Traders work on the floor of the New York Stock Exchange (NYSE) shortly after the opening bell in New York City, NY, U.S. November 15, 2016. REUTERS/Lucas Jackson
The S&P 500 and the Nasdaq rose on Tuesday as tech stocks were back in demand after a post-election drubbing, while the Dow took a breather following a six-day rally.
The S&P technology sector, which had fallen about 3 percent since Donald Trump’s shock victory, rose 1.29 percent.
Microsoft’s 1.62 percent rise gave the biggest boost to the S&P and the Dow, followed by Amazon and Alphabet.
“The underlying fundamentals of the economy hasn’t really changed and if the economy is strong that will lead to more capital spending which should benefit tech stocks,” said Mark Watkins, regional investment manager at the Private Client Group at U.S. Bank in Park City, Utah.
Both the S&P and the Dow had rallied in the past week since Trump’s victory on expectations of higher fiscal spending and lower regulations in the financial and environmental sectors.
However, investors remain uncertain about the details of Trump’s policies and are also keeping an eye on key appointments in his administration.
“Last week’s rally was basically a digestion of Trump’s win and now that we’re past the digestion phase, the market is taking a bit of a breather and is waiting to see what lies ahead under a Republican government,” said Watkins.
At 10:56 a.m.
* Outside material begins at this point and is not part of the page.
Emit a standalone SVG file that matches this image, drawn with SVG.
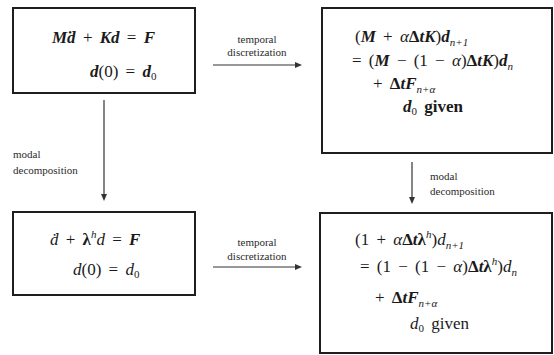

ET, the Dow Jones industrial average was down 33.83 points, or 0.18 percent, at 18,834.86, the S&P 500 was up 6.34 points, or 0.29 percent, at 2,170.54 and the Nasdaq Composite was up 40.32 points, or 0.77 percent, at 5,258.72.
Seven of the 11 major S&P sectors were higher, with the energy index’s 2.14 percent rise leading the advancers.
The financial index, which rose more than 10 percent since the election, fell 1.18 percent as traders cashed in on profits.
Oil prices jumped more than 4 percent, bouncing back from multi-month lows on expectations that OPEC will agree later this month to cut production to reduce a supply glut. [O/R]
Oil majors Exxon and Chevron were up about 1.8 percent.
U.S. retail sales rose more than expected in October as households bought motor vehicles and a range of other goods. The Commerce Department said on Tuesday retail sales increased 0.8 percent last month, above the 0.6 percent increase forecast by economists.
Boston Fed President Eric Rosengren said on Tuesday only “significant negative news” could derail the Fed’s high expectations for raising U.S. interest rates next month.
The central bank is widely expected to raise interest rates at its next meeting in December. Traders have priced in an 86 percent chance, according to CME Group’s FedWatch tool.
Home Depot fell 2.1 percent to $125.13 after the No. 1 U.S. home improvement chain reported strong third-quarter results but stood pat on its full-year sales forecast, implying a weaker-than-expected fourth quarter. The stock was the biggest drag on the Dow.
Advancing issues outnumbered decliners on the NYSE by 1,855 to 1,064. On the Nasdaq, 1,353 issues fell and 1,298 advanced.
The S&P 500 index showed 17 new 52-week highs and two new lows, while the Nasdaq recorded 93 new highs and 13 new lows.